We sat for lunch with a new spring in our step. And, I am finally hungry now. Starving actually! (Unfortunately Ally’s stomach was still not doing well so she wasn’t quite as excited for food. But at least she felt better now that mom knew we were alive.)
We were served a four course lunch again, at our lunch site looking over the stunning backdrop. Just look at that view. And the view out the tent window…I had lunch with a sweet llama.
That’s when the chefs came into the dining tent with our dessert…a cake! A literal cake that they cooked on top of a mountain in the middle of nowhere. Without a stove…or even a fire. Apparently they made it here at 9am to start steam-baking it! Yes, that’s 4 and a half hours before we made it. These porters are incredible and so fast.

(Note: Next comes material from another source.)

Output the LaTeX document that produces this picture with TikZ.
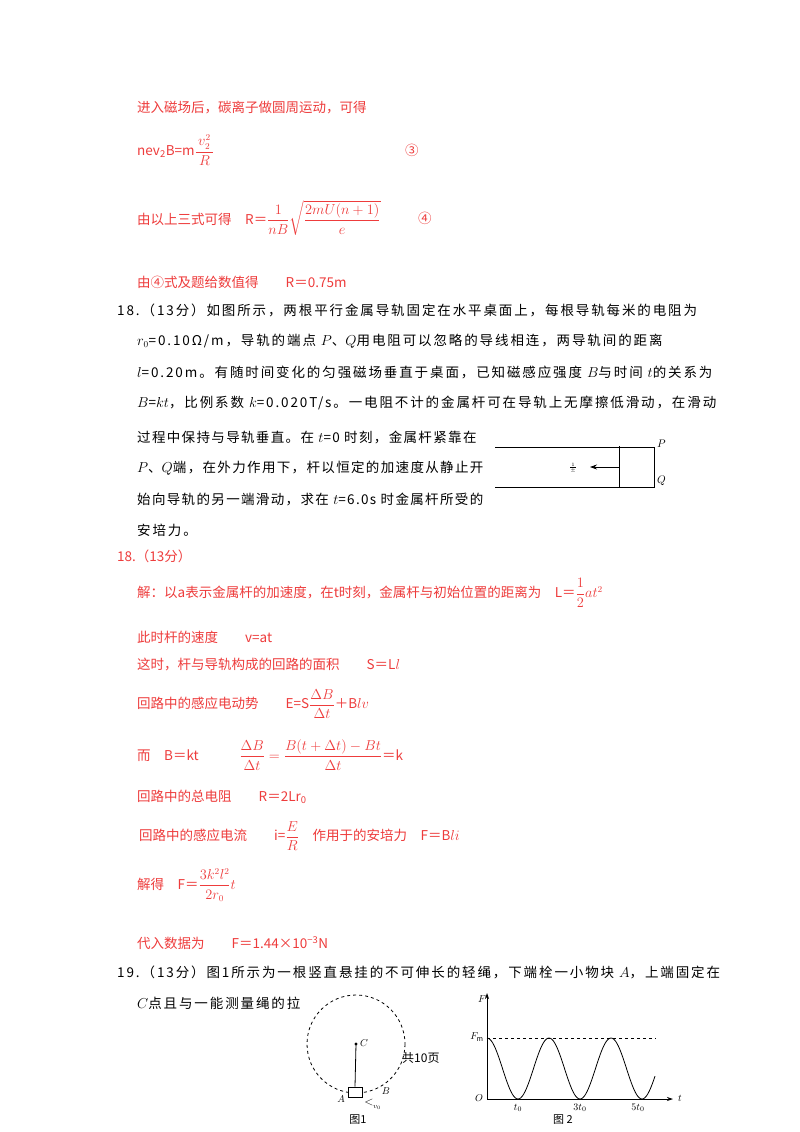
\documentclass[tikz,border=0pt]{standalone}
\usepackage{amsmath}
\usepackage{fontspec}
\setmainfont{Noto Sans CJK SC}
\newfontfamily\wide[LetterSpace=14]{Noto Sans CJK SC}
\newfontfamily\midspace[LetterSpace=10]{Noto Sans CJK SC}
\usetikzlibrary{arrows.meta}
\definecolor{ans}{RGB}{238,60,60}
\begin{document}
\begin{tikzpicture}[x=1pt,y=-1pt,
  r/.style={anchor=west,text=ans,font=\fontsize{13.5}{16}\selectfont,inner sep=0},
  b/.style={anchor=west,text=black,font=\fontsize{13.5}{16}\selectfont\wide,inner sep=0},
  bm/.style={anchor=west,text=black,font=\fontsize{13.5}{16}\selectfont\midspace,inner sep=0},
  lab/.style={inner sep=0,font=\fontsize{10}{12}\selectfont},
  ln/.style={line width=0.8pt}]
\useasboundingbox[fill=white] (0,0) rectangle (800,1132);
\node[r] (l1) at (137,108) {进入磁场后，碳离子做圆周运动，可得};
\node[r] (l2) at (137,150) {nev\textsubscript{2}B=m$\dfrac{\,v_2^2\,}{R}$};
\node[r] (c3) at (405,150) {③};
\node[r] (l3) at (137,218) {由以上三式可得\quad R＝$\dfrac{1}{nB}\sqrt{\dfrac{2mU(n+1)}{e}}$};
\node[r] (c4) at (418,218) {④};
\node[r] (l4) at (137,282) {由④式及题给数值得\qquad R＝0.75m};
\node[b] (p1) at (117,310) {18.（13分）如图所示，两根平行金属导轨固定在水平桌面上，每根导轨每米的电阻为};
\node[b] (p2) at (137,341) {$r_0$=0.10Ω/m，导轨的端点 $P$、$Q$用电阻可以忽略的导线相连，两导轨间的距离};
\node[b] (p3) at (137,372) {$l$=0.20m。有随时间变化的匀强磁场垂直于桌面，已知磁感应强度 $B$与时间 $t$的关系为};
\node[b] (p4) at (137,403) {$B$=$kt$，比例系数 $k$=0.020T/s。一电阻不计的金属杆可在导轨上无摩擦低滑动，在滑动};
\node[bm] (p5) at (137,437) {过程中保持与导轨垂直。在 $t$=0 时刻，金属杆紧靠在};
\node[bm] (p6) at (137,468) {$P$、$Q$端，在外力作用下，杆以恒定的加速度从静止开};
\node[bm] (p7) at (137,499) {始向导轨的另一端滑动，求在 $t$=6.0s 时金属杆所受的};
\node[b] (p8) at (137,530) {安培力。};
% rail figure
\coordinate (tl) at (495,447); \coordinate (tr) at (654,447);
\coordinate (bl) at (495,487); \coordinate (br) at (654,487);
\draw[ln] (tl)--(tr)--(br)--(bl);
\coordinate (rt) at (619,446); \coordinate (rb) at (619,488);
\draw[ln] (rt)--(rb);
\coordinate (rm) at (619,467); \coordinate (am) at (590,467);
\draw[ln,-{Stealth[length=7pt,width=5pt]}] (rm)--(am);
\node[lab,font=\fontsize{7}{7}\selectfont] (one) at (573,468) {$\frac{1}{\pm}$};
\node[lab,anchor=west,font=\fontsize{11}{12}\selectfont] (P) at (657,444) {$P$};
\node[lab,anchor=west,font=\fontsize{11}{12}\selectfont] (Q) at (657,481) {$Q$};
% answer
\node[r] (s0) at (117,556) {18.（13分）};
\node[r] (s1) at (137,593) {解：以a表示金属杆的加速度，在t时刻，金属杆与初始位置的距离为\quad L＝$\dfrac12 at^2$};
\node[r] (s2) at (137,637) {此时杆的速度\qquad v=at};
\node[r] (s3) at (137,665) {这时，杆与导轨构成的回路的面积\qquad S＝L$l$};
\node[r] (s4) at (137,704) {回路中的感应电动势\qquad E=S$\dfrac{\Delta B}{\Delta t}$＋B$lv$};
\node[r] (s5) at (137,755) {而\quad B＝kt\qquad\quad $\dfrac{\Delta B}{\Delta t}=\dfrac{B(t+\Delta t)-Bt}{\Delta t}$＝k};
\node[r] (s6) at (137,797) {回路中的总电阻\qquad R＝2Lr\textsubscript{0}};
\node[r] (s7) at (139,836) {回路中的感应电流\qquad i=$\dfrac{E}{R}$\quad 作用于的安培力\quad F＝B$li$};
\node[r] (s8) at (137,885) {解得\quad F＝$\dfrac{3k^2l^2}{2r_0}t$};
\node[r] (s9) at (137,943) {代入数据为\qquad F＝1.44×10\textsuperscript{−3}N};
\node[b] (q1) at (117,972) {19.（13分）图1所示为一根竖直悬挂的不可伸长的轻绳，下端栓一小物块 $A$，上端固定在};
\node[b] (q2) at (137,1003) {$C$点且与一能测量绳的拉};
% figure 1
\coordinate (C) at (356,1044);
\draw[ln,dashed] (C) circle (49);
\fill (C) circle (1.6);
\node[lab,anchor=west] (Cl) at (360,1043) {$C$};
\node[draw,ln,fill=white,minimum width=14,minimum height=10,inner sep=0] (box) at (355,1092) {};
\draw[ln] (C)--(box.north);
\node[lab] (Al) at (341,1099) {$A$};
\node[lab] (Bl) at (386,1091) {$B$};
\node[lab,font=\fontsize{12}{12}\selectfont\bfseries] (arr) at (369,1102) {$<$};
\node[lab,font=\fontsize{7}{8}\selectfont] (v0) at (377,1107) {$v_0$};
\node[lab,anchor=west,font=\fontsize{12}{14}\selectfont] (pg) at (402,1058) {共10页};
\node[lab,font=\fontsize{11}{12}\selectfont] (f1) at (358,1120) {图1};
% figure 2
\coordinate (O) at (487,1099);
\coordinate (Yt) at (487,993);
\coordinate (Xt) at (673,1099);
\draw[ln,-{Stealth[length=6pt,width=4pt]}] (O)--(Yt);
\draw[ln,-{Stealth[length=6pt,width=4pt]}] (O)--(Xt);
\coordinate (Fm) at (487,1038); \coordinate (Fe) at (656,1038);
\draw[ln,dashed] (Fm)--(Fe);
\draw[ln,domain=0:168,samples=120,smooth] plot ({487+\x},{1068.5-30.5*cos(5.80645*\x)});
\node[lab] (Fl) at (482,999) {$F$};
\node[lab] (Fml) at (477,1037) {$F_{\mathrm m}$};
\node[lab] (Ol) at (479,1098) {$O$};
\node[lab] (tlab) at (680,1098) {$t$};
\node[lab] (t1) at (518,1108) {$t_0$};
\node[lab] (t3) at (580,1108) {$3t_0$};
\node[lab] (t5) at (638,1108) {$5t_0$};
\node[lab,font=\fontsize{11}{12}\selectfont] (f2) at (563,1120) {图 2};
\end{tikzpicture}
\end{document}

The sun was incredibly strong here and I could feel myself burning with every second that passed, so I applied three layers of sunscreen, put on my super cute bucket hat, and we were on our way to finish out the last 3 hours of the hike for the day.
I really didn’t think I would need a hat on this hike, I would just apply plenty of sunscreen. But I was so wrong. And were were there in June, during their winter! You 100% need a sun hat so order one like this before you go. You’ll thank me later!
I’ll be posting a ton more information about hiking the Inca trail soon. Including a thorough packing list! SO, Sign up to my email list so that you can be the first to find out when a post is live!
Our group hiked together, chatting and enjoying our time together and this beautiful setting. We really loved our group. Our sweet “llama family” as we called them.
We made it to camp just barely before sunset. It was truly a FULL day of hiking. And other than the worst two hours in the whole world this morning. It was an incredible day.
We finished off with beautiful views over the mountains, tea time, then dinner. And to top it off we had the little “ceremony” with our porters to thank them for their incredible work and give them tips. We would be saying goodbye to them in the morning, since we head to Machu Picchu, and they head to Aguas Calientes, also known as Machu Picchu town.
Many of them would be starting the trail over the following day. Can you imagine? Doing it all over again right away? I mean, I definitely want to do this again, but not this week, that’s for sure. They are some incredible people and very hard workers.
The campsite tonight was the worst yet. Because, there are more groups now than when we first started. Some people start the trail about two thirds of the way in. They skip out on the hardest part and just do the end.
So the campsites are small, and the bathroom is…much less than ideal. Let’s just say Ally and I chose to use what Gerry calls the “ladies bush” instead. It’s been squat toilets for the last day and a half, no more proper toilet bowls. For those interested, I’ll leave a photo here of a squat toilet, but this was the cleanest one we saw…not like the one we are offered tonight…
In the morning we will be waking up at 3:30am. We will get ready, have a quick breakfast and then walk down a few minutes to the guard booth. That’s where we will wait for the gate to open to continue along the trail to finally make it to Machu Picchu.
I’m so excited, but also so tired that I have no trouble falling asleep. Our last night in the Andes Mountains. Some people may hate this type of accommodation, but I will miss it a lot. I love it out here so very much. Despite the terrible Inca Trail altitude sickness.
Be sure to read Day 9 in Peru when we finally reach the Sun Gate at Machu Picchu! It will finally hit me tomorrow, it was never about the destination. It was truly and completely, all about the journey.
Traci says
Thank you for documenting this amazing adventure. Your telling of what to expect and the true experience takes me right back to the trail. So grateful to have shared it with you both.
Tori Mitchell says
Awe thanks Traci!! We had the best time with you and your Oregon Crew. It was definitely the experience of a lifetime!